Exercise requirements: Pictures in the entries below are excluded; copy only the lines from the one containing "What Plotly code" to the one containing "import plotly.graph_objects as go", both included.

Material:
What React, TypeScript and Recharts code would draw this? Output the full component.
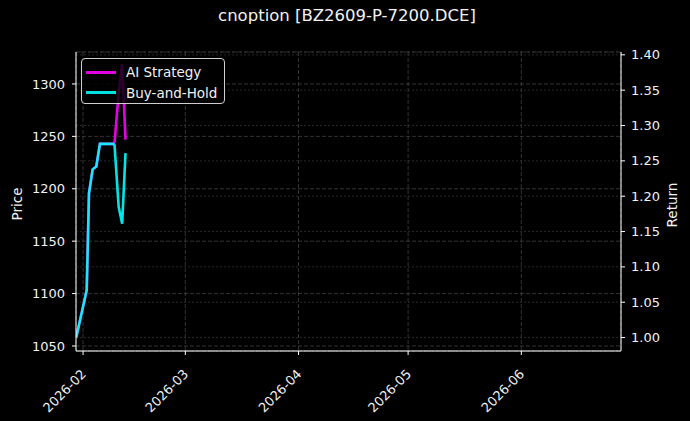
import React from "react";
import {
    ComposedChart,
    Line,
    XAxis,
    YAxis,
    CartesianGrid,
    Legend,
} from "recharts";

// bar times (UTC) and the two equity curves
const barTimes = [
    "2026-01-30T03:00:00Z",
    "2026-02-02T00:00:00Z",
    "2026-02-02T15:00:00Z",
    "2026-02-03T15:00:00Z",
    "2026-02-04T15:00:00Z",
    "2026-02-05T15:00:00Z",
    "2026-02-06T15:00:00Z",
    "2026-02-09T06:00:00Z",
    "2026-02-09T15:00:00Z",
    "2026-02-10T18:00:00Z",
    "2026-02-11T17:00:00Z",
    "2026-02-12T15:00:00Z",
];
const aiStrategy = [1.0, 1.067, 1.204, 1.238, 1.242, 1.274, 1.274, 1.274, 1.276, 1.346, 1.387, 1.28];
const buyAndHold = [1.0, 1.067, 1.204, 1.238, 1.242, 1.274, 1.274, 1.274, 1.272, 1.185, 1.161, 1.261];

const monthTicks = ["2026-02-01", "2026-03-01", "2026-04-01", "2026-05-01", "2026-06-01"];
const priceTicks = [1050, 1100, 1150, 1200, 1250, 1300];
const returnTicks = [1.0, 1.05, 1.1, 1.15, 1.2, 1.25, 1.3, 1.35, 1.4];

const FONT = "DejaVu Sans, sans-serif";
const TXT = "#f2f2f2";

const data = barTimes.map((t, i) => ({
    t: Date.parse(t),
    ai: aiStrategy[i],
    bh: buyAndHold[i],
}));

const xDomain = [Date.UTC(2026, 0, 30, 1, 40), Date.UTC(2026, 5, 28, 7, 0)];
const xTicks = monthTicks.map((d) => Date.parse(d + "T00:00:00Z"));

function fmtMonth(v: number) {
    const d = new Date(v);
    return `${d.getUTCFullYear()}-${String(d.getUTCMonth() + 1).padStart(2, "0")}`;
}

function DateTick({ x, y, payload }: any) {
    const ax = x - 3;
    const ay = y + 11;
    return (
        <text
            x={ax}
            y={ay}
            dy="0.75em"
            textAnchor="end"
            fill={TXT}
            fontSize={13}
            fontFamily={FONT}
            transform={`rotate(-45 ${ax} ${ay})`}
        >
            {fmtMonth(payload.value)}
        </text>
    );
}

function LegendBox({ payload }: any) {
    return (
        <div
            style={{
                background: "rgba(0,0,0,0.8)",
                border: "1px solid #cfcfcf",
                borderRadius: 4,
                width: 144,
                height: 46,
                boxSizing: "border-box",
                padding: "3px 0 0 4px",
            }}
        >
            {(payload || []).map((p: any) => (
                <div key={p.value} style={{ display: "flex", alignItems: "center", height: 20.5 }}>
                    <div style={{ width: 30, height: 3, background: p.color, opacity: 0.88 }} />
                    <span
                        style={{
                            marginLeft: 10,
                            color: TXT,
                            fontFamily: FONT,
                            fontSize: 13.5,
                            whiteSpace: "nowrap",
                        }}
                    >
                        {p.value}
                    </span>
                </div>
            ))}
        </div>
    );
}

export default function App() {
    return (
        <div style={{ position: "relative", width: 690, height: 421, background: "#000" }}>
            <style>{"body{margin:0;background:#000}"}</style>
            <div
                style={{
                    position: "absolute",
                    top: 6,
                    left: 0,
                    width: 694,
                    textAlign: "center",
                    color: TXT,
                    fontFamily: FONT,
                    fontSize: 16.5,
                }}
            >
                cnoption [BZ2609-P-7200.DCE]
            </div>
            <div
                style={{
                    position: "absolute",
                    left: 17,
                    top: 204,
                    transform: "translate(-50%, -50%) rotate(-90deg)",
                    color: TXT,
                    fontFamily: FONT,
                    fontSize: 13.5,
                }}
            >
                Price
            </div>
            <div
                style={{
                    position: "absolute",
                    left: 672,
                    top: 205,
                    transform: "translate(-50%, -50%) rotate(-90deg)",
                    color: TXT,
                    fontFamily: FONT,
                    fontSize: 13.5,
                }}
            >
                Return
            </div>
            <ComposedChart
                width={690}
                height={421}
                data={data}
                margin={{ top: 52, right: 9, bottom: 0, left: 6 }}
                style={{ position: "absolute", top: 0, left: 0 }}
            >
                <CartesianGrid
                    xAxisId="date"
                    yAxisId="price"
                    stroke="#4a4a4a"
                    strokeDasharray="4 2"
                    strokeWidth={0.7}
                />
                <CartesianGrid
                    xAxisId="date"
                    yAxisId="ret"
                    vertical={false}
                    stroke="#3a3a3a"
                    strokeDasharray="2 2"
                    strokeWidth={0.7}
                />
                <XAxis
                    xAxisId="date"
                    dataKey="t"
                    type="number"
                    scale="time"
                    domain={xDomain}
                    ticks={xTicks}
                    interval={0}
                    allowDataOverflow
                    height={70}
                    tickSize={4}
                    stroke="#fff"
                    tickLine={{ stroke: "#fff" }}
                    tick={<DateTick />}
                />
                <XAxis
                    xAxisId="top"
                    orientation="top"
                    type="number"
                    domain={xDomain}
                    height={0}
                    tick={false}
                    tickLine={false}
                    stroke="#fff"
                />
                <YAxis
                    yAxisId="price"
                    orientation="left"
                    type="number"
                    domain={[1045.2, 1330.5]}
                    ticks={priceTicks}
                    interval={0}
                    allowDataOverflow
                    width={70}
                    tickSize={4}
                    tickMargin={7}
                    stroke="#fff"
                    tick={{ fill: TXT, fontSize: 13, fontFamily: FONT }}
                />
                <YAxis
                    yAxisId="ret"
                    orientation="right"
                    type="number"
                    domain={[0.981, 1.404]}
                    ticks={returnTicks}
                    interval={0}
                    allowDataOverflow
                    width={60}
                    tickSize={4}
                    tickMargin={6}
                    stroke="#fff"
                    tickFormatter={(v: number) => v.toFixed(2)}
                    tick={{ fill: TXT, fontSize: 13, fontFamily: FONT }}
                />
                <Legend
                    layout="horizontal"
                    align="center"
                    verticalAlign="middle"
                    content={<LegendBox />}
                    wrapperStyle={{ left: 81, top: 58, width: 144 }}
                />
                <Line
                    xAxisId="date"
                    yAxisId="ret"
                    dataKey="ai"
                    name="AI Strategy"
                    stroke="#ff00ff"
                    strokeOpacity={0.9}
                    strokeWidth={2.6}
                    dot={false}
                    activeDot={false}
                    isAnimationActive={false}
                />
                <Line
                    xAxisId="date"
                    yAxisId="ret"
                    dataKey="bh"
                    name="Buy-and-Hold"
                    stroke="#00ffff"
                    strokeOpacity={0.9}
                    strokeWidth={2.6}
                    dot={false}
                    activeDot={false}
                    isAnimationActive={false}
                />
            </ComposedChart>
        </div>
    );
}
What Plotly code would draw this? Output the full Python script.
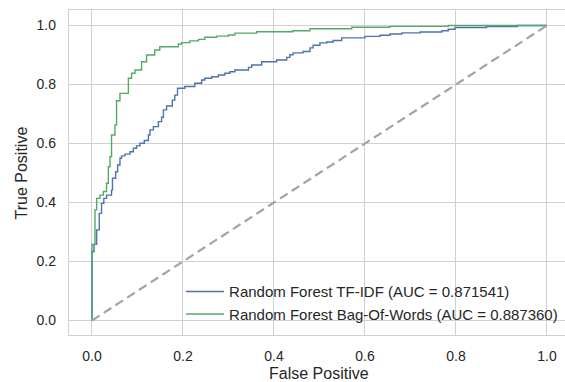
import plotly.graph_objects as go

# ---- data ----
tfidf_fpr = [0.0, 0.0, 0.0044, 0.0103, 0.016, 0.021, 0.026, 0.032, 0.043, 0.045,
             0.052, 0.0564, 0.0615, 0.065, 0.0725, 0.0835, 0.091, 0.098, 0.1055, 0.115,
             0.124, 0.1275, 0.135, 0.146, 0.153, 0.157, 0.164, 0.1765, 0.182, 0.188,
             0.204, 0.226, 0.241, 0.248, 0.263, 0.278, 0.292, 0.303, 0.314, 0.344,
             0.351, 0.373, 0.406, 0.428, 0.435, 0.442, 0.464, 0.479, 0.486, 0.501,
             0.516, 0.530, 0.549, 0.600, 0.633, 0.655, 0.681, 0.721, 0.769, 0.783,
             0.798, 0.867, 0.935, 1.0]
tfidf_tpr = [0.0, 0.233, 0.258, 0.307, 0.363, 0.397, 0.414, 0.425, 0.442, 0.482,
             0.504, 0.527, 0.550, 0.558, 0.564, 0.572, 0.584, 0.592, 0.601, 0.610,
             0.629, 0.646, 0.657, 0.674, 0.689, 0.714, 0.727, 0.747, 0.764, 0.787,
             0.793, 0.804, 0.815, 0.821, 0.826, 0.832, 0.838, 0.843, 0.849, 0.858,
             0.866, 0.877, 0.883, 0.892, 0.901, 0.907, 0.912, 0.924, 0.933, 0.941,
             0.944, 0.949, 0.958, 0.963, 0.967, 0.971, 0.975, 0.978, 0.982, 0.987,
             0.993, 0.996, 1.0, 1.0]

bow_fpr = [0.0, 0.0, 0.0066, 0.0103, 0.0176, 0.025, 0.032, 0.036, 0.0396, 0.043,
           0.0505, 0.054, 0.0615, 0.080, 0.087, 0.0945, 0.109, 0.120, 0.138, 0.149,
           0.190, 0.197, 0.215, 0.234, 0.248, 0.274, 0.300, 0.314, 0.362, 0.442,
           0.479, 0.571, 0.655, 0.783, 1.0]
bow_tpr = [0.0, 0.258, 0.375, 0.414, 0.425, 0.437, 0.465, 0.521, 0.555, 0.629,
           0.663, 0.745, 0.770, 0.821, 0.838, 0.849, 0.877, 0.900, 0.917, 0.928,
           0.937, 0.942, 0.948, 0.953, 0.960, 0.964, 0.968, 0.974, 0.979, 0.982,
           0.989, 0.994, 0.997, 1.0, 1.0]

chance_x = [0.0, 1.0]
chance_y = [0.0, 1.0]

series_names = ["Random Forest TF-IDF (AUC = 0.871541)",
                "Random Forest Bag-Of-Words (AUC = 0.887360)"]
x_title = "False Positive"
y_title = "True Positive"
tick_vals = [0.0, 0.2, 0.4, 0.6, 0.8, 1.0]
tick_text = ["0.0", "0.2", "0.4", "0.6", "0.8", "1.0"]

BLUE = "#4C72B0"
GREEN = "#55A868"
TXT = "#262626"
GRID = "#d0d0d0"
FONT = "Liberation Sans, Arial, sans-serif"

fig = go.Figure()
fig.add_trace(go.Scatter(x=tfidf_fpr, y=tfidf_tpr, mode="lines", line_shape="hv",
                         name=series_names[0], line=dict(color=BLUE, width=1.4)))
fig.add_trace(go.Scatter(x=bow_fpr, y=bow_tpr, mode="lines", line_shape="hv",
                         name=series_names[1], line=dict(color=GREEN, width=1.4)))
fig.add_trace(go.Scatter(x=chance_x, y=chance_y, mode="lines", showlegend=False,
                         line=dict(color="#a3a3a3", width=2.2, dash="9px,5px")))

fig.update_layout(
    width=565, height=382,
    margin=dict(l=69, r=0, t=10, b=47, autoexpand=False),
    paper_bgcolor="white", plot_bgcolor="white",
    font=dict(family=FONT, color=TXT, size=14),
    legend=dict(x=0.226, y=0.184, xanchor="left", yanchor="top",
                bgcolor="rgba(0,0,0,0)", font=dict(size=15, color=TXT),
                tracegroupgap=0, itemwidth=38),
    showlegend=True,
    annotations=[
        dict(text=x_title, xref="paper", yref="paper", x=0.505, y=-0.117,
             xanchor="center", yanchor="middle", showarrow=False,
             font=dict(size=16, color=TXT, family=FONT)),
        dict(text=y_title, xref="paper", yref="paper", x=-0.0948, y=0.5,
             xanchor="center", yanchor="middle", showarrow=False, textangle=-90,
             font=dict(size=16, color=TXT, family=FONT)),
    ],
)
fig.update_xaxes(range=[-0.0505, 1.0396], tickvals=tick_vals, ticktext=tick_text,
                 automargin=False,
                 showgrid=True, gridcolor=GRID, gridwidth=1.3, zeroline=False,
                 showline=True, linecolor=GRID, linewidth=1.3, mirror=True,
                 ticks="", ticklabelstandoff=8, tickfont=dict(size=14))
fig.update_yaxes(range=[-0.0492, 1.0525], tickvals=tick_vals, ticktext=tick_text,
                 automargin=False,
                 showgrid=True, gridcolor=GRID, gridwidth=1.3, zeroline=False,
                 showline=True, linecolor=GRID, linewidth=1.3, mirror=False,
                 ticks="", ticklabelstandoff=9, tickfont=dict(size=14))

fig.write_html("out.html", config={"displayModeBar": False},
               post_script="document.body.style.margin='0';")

Answer below:
What Plotly code would draw this? Output the full Python script.
import plotly.graph_objects as go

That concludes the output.